Happy New Year, everyone! What better way to start things off than with a post here, eh? New Year's resolutions & all that.
I'm on my second or third re-reading (depending on the poem) of Jackie Osherow's new collection, The Hoopoe's Crown. At first go I liked it somewhat less than Dead Men's Praise, her previous book and one of my favorites, but it's growing on me. (Growing in me, I almost typed, and maybe I was right that first time.) I don't have it in me this New Year's morning to write a full-scale review, but let me toss up a sample and a handful of thoughts to develop later.
First, the free sample: the opening poem:
My Version: Medieval Acrostic
Jealousy? Homage? Longing? Superstition?
All I know is, I want to join those guys
Calling God's name, writing their own
Quietly, in steady pieces, as if praise
Unmasks the giver as it goes along,
Existing and singing simultaneous.
Let me in, guys--even if I'm wrong;
I'm not fit for unremitting chaos.
Nudge me when another cornered word
Escapes as firmament the moment it's uttered.

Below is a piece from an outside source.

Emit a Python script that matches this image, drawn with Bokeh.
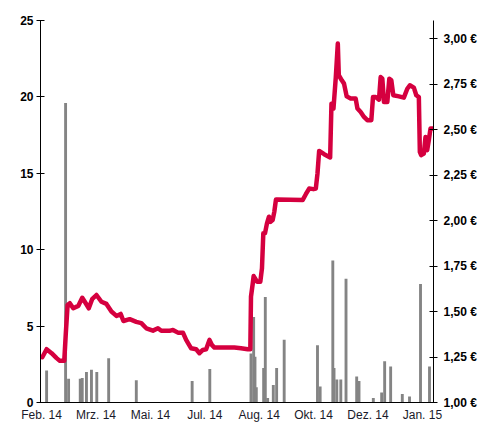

As you'll see from this, Osherow likes to write formal verse--in this case, an acrostic in highly varied, off-rhyming pentameter--whose diction is extremely informal. I'm always a little skeptical about this style at first, and pick little fights as I read. (One "guys" is clever, and the line-end position calls attention to gender as well. Why the second, though?) After a few lines, though, my objections tend to fall away, as I get caught up not only in the tossed-off felicities, but in the casual confidence of the speaker, "Jacqueline," who is clearly Osherow's major creation. (She says that Dickinson is her favorite American poet, but I'm not sure that she's not more Whitmanian in this character-building.)
The poems that follow make some moves familiar from Osherow's previous books: turns to science, textually assured meditations on scripture (notably Nevi'im this time, as Psalms cropped up in the last book), and invocations of the Yiddish modern poets (notably Glatstein) she has written about in prose elsewhere. Other turns are new: to the landscape of Israel (physical more than political, for once!); to Jewish and Moorish and Garcia Lorca-ish Spain. This last poem, "Ri'e Yazmin," is in Osherow's beloved terza rima. Here's the start:
Madinat al-Zahra--wasn't that the name
of my jasmine ruin, my source of jasmine
when, trailing Lorca and the Sephardim,
I'd gone to feast my eyes on Southern Spain?
I was ogling Cordoba, lejana y sola:
its fleets of low white buildings shot with sun,
the mosque disfigured by a Christian cupola,
the synagogue intact, complete with psalms--
but there were rumors from Alf Layla Walaylah
of red-gold stags and falcons dripping gems,
floors, whose leaf motifs, coral and ivory,
embraced tenacious lapis pentagrams.
That tri-cultural tercet, where "Christian cupola" rhymes with Alf Layla Walaylah (the Arabic name for the 1001 Nights), with "psalms" poised between, seems to me just as perfect as James Merrill's rhyme of "T. S. Eliot" with "so what?" in his poem "The Thousand and Second Night." Bravo!
OK: must run. Before I go, though, a plug for the poem that's been "growing in me" since I read this book first a week or so ago, the title poem, "The Hoopoe's Crown." It starts out with typical razzle-dazzle terza rima, but oh, my--as it goes, the tones shift effortlessly, and it ends up as one of the saddest & loveliest pieces Osherow has ever written, worthy of its grace notes from Kohelet. I'll come back to this one. You go read it, first.
(So here's the question: is Osherow a "secular Jewish poet"? Is she part of "secular Jewish culture" when she writes about some topics, and part of "religious Jewish culture" when she writes about others? Stephen & Danny, if you read this, fire up a flare.)